What to Do if You’ve Experienced a Wrongfully Denied Claim or Other Insurance Company AbusesThe first step in protecting yourself is to know what actions to take if you’re being abused by an insurance company, or by one of its agents, claims examiners or adjusters. Insurance companies are powerful, but they aren’t above the law. There are three main ways to deal with your insurance company when you feel you have been treated unfairly.
One approach is to try to resolve the claim with your insurance company to come to a resolution. Usually, denied claims can be appealed, although it isn’t clear how many of these appeals end up with a different outcome. Depending on the circumstances, it is sometimes beneficial to initiate two or even all of these remedies.
A second way to deal with unjust treatment by an insurance company is to report the abuse to the state insurance regulator in your state. Often called the Department of Insurance, the state’s insurance regulator is supposed to enforce the state insurance laws and regulations code through administrative procedures. However, many insurance regulators are underfunded, understaffed and overburdened. As a result, depending on the state, relying on the insurance department to help may be futile.
The third approach is to retain an attorney to deal with and, if necessary, sue your insurance company. While it is always possible to try to sue the insurance company without an attorney, unless you are an expert in insurance, or the claim is very small so that you can handle it in a small claims court, insurance companies are experts in defending claims and are likely to put you through the legal wringer if you try to handle any meaningful case yourself.
If the insurance company has not met its obligations to you under the insurance policy the action is for breach of contract. In a breach of contract claim you are seeking the benefits that you are entitled to under the insurance policy. This might mean forcing a health insurance company to pay for a procedure that they wrongly claimed was experimental, or paying under your auto insurance policy’s uninsured motorist’s coverage if the driver who injured you had no coverage.

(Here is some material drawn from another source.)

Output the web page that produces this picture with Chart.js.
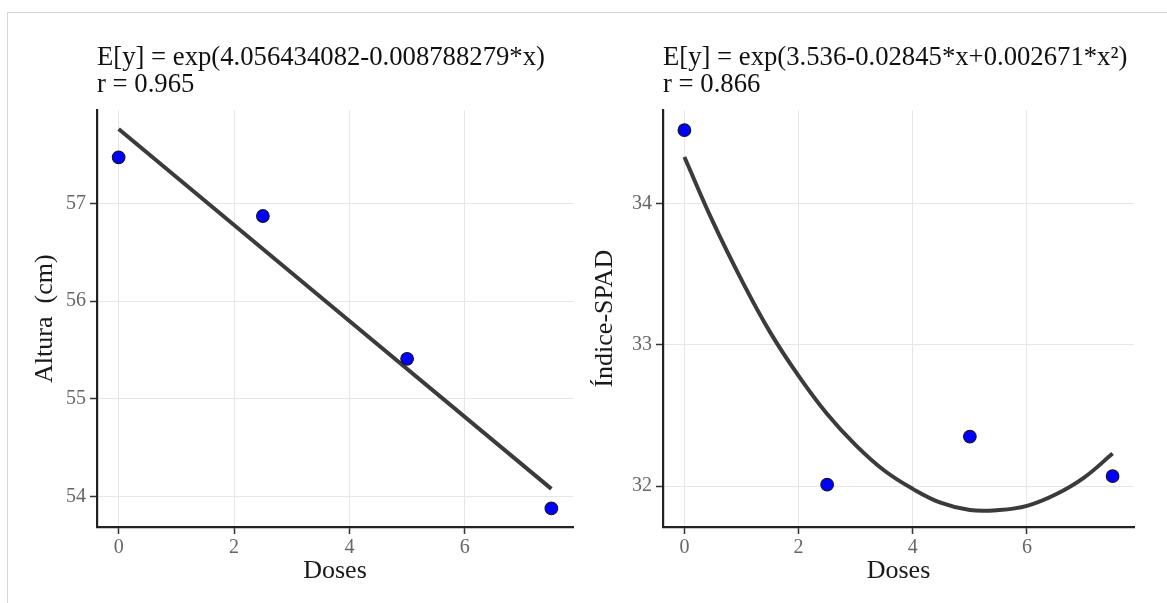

If an insurance company has acted in bad faith while denying your claim, you also may have a separate claim for insurance bad faith. That would enable you to recover additional damages beyond what the policy promised and the insurance company should have paid, including any additional damages you suffered because of the delay in payment, plus punitive damages, which are designed to both penalize the insurance company and deter the company from treating insurance consumers improperly in the future.